James Michalopoulos
James Michalopoulos is an American painter and sculptor. He is best known for his colorful interpretations of New Orleans. He has painted the landscape surrounding his home in Burgundy, France; cityscapes and street life in San Francisco and Boston; and anthropomorphically rendered animals.
Personal life and education
James Michalopoulos, born James Mitchell, was born in Pittsburgh, Pennsylvania in 1951. His father Demetrius Anastasiou Michalopoulos, a Greek immigrant, was an architect who helped shape the Pittsburgh downtown. He is also the nephew of Abstract Expressionism painter William Baziotes, whose works filled his home. He attended and graduated from Bowdoin College. After graduating, he moved to New Orleans, Louisiana. He lives and works primarily in New Orleans. He also has a home in Burgundy, France.Work as a professional artist
Michalopoulos took art classes at the New Orleans Academy of Fine Arts and the University of New Orleans.
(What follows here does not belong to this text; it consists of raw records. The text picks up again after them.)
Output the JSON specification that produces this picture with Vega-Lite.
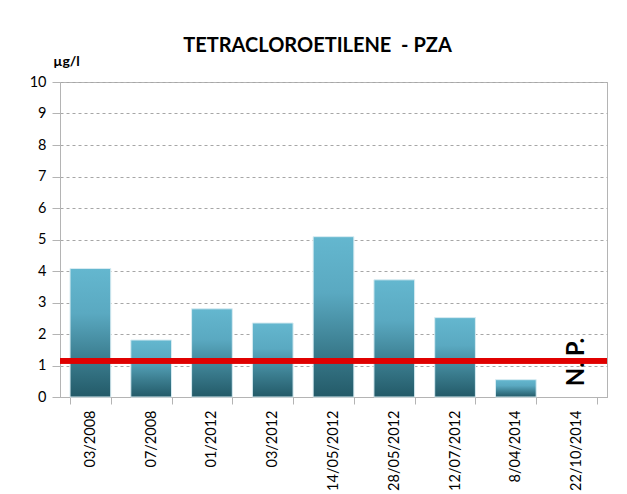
{
  "$schema": "https://vega.github.io/schema/vega-lite/v6.json",
  "autosize": {"type": "none"},
  "width": 547,
  "height": 315,
  "padding": {"left": 60, "top": 82, "right": 20, "bottom": 97},
  "background": "white",
  "title": {
    "text": "TETRACLOROETILENE\u00a0 - PZA",
    "font": "Lato",
    "fontSize": 20,
    "fontWeight": "bold",
    "color": "#000000",
    "anchor": "middle",
    "frame": "group",
    "dx": -16,
    "baseline": "alphabetic",
    "offset": -18
  },
  "config": {
    "view": {"stroke": "#b4b4b4", "strokeWidth": 1},
    "font": "Lato",
    "axisY": {
      "tickCount": 10,
      "labelFont": "Lato",
      "labelFontSize": 14.5,
      "labelColor": "#000000",
      "labelPadding": 6,
      "tickSize": 8,
      "tickColor": "#b4b4b4",
      "domainColor": "#b4b4b4",
      "grid": true,
      "gridColor": "#a6a6a6",
      "gridDash": [3, 3],
      "gridWidth": 1,
      "titleAngle": 0,
      "titleAlign": "center",
      "titleBaseline": "alphabetic",
      "titleX": 6,
      "titleY": -17,
      "titleFont": "Lato",
      "titleFontSize": 14,
      "titleFontWeight": "bold",
      "titleColor": "#000000"
    },
    "axisX": {
      "labelAngle": -90,
      "labelAlign": "right",
      "labelBaseline": "middle",
      "labelFont": "Lato",
      "labelFontSize": 14.5,
      "labelColor": "#000000",
      "labelPadding": 6,
      "tickBand": "extent",
      "tickSize": 7,
      "tickColor": "#b4b4b4",
      "domainColor": "#b4b4b4",
      "grid": false
    }
  },
  "data": {
    "values": [
      {"fecha": "03/2008", "valor": 4.08, "nota": null},
      {"fecha": "07/2008", "valor": 1.81, "nota": null},
      {"fecha": "01/2012", "valor": 2.8, "nota": null},
      {"fecha": "03/2012", "valor": 2.35, "nota": null},
      {"fecha": "14/05/2012", "valor": 5.09, "nota": null},
      {"fecha": "28/05/2012", "valor": 3.72, "nota": null},
      {"fecha": "12/07/2012", "valor": 2.52, "nota": null},
      {"fecha": "8/04/2014", "valor": 0.55, "nota": null},
      {"fecha": "22/10/2014", "valor": null, "nota": "N. P."}
    ]
  },
  "layer": [
    {
      "mark": {
        "type": "bar",
        "stroke": "#d8ecf2",
        "strokeWidth": 1,
        "color": {
          "gradient": "linear",
          "x1": 0, "y1": 0, "x2": 0, "y2": 1,
          "stops": [
            {"offset": 0, "color": "#64b7cf"},
            {"offset": 0.35, "color": "#5aa9c1"},
            {"offset": 0.7, "color": "#3b7d8f"},
            {"offset": 1, "color": "#235a68"}
          ]
        }
      },
      "encoding": {
        "x": {
          "field": "fecha",
          "type": "nominal",
          "sort": null,
          "title": null,
          "scale": {"paddingInner": 0.33, "paddingOuter": 0.165}
        },
        "y": {
          "field": "valor",
          "type": "quantitative",
          "title": "µg/l",
          "scale": {"domain": [0, 10], "nice": false}
        }
      }
    },
    {
      "transform": [{"filter": "datum.nota != null"}],
      "mark": {
        "type": "text",
        "angle": 270,
        "align": "center",
        "baseline": "middle",
        "font": "Lato",
        "fontSize": 24,
        "fontWeight": "bold",
        "color": "#000000"
      },
      "encoding": {
        "x": {"field": "fecha", "type": "nominal", "sort": null},
        "text": {"field": "nota"},
        "y": {"datum": 1.11, "type": "quantitative"}
      }
    },
    {
      "mark": {"type": "rule", "color": "#e00000", "strokeWidth": 5},
      "encoding": {"y": {"datum": 1.15, "type": "quantitative"}}
    }
  ]
}
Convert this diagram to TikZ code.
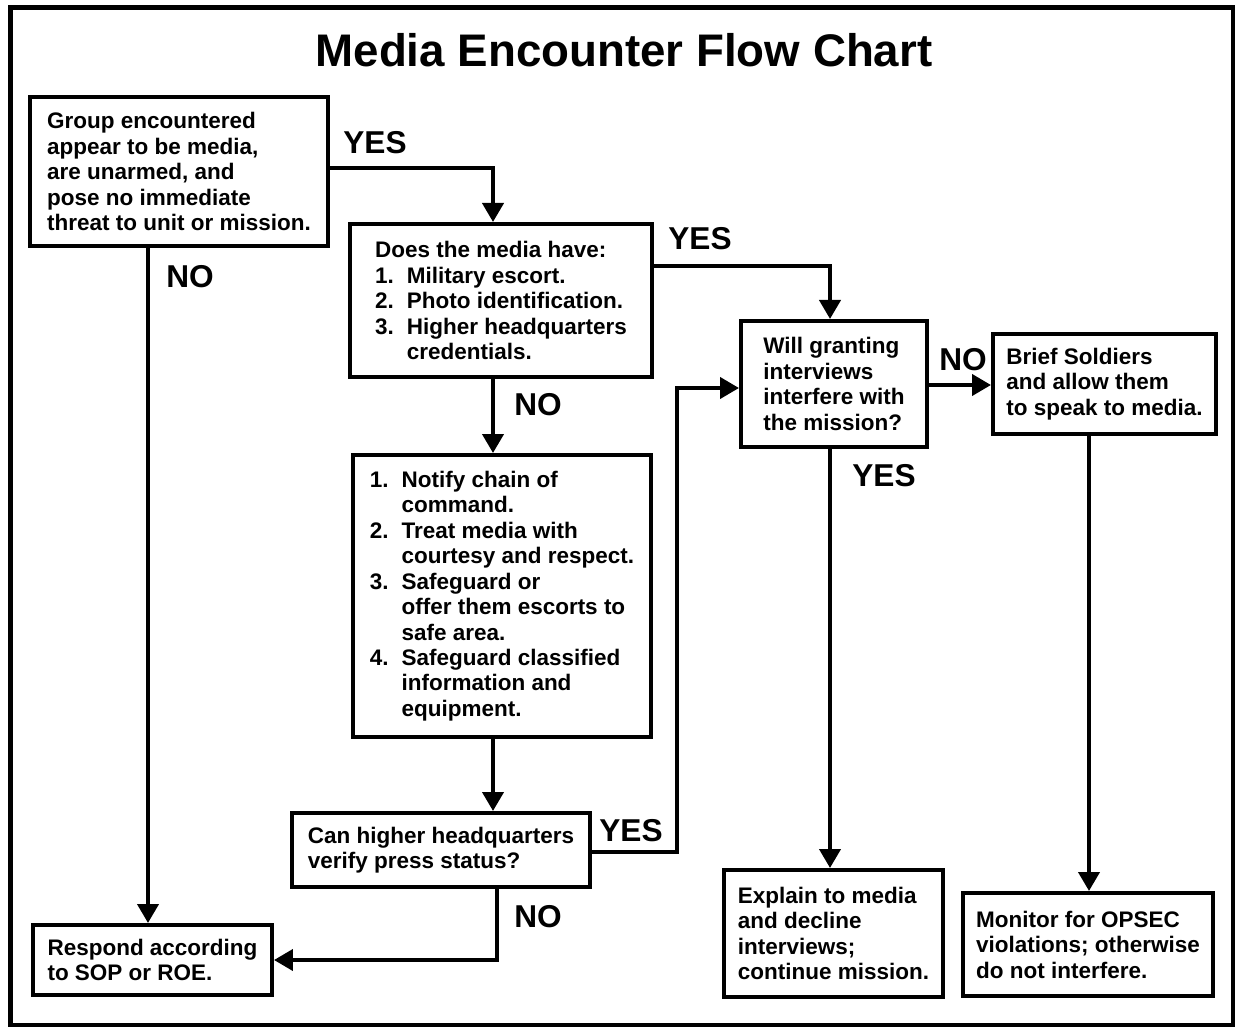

He worked in Jackson Square as a street artist, drawing sketches of people in the square and drawing portraits of people for $2–3 each. Becoming tired of drawing portraits, he started traveling around the city with a portable easel, painting the buildings and architecture of New Orleans. He began selling his work in the French Quarter.He has served as the official artist of the New Orleans Jazz & Heritage Festival six times, the most of any artist. Michalopoulos' collectible festival posters have featured Dr. John, Louis Armstrong, Mahalia Jackson, Fats Domino, Allen Toussaint, and Aaron Neville.
Mchalopoulos started working in sculpture in the 2000s, working first in wood and later in steel. His abstract work, Mother Cluster, from 2012, is exhibited on Veterans Memorial Boulevard, in Metairie, Louisiana. Mother Cluster consists of three pieces of different sizes, up to 40 feet tall, and was funded by art collectors Henry and Pat Shane. The sculpture's estimated worth is $425,000.
Michalopoulos' work is in the collections of the New Orleans Museum of Art and the Ogden Museum of Southern Art.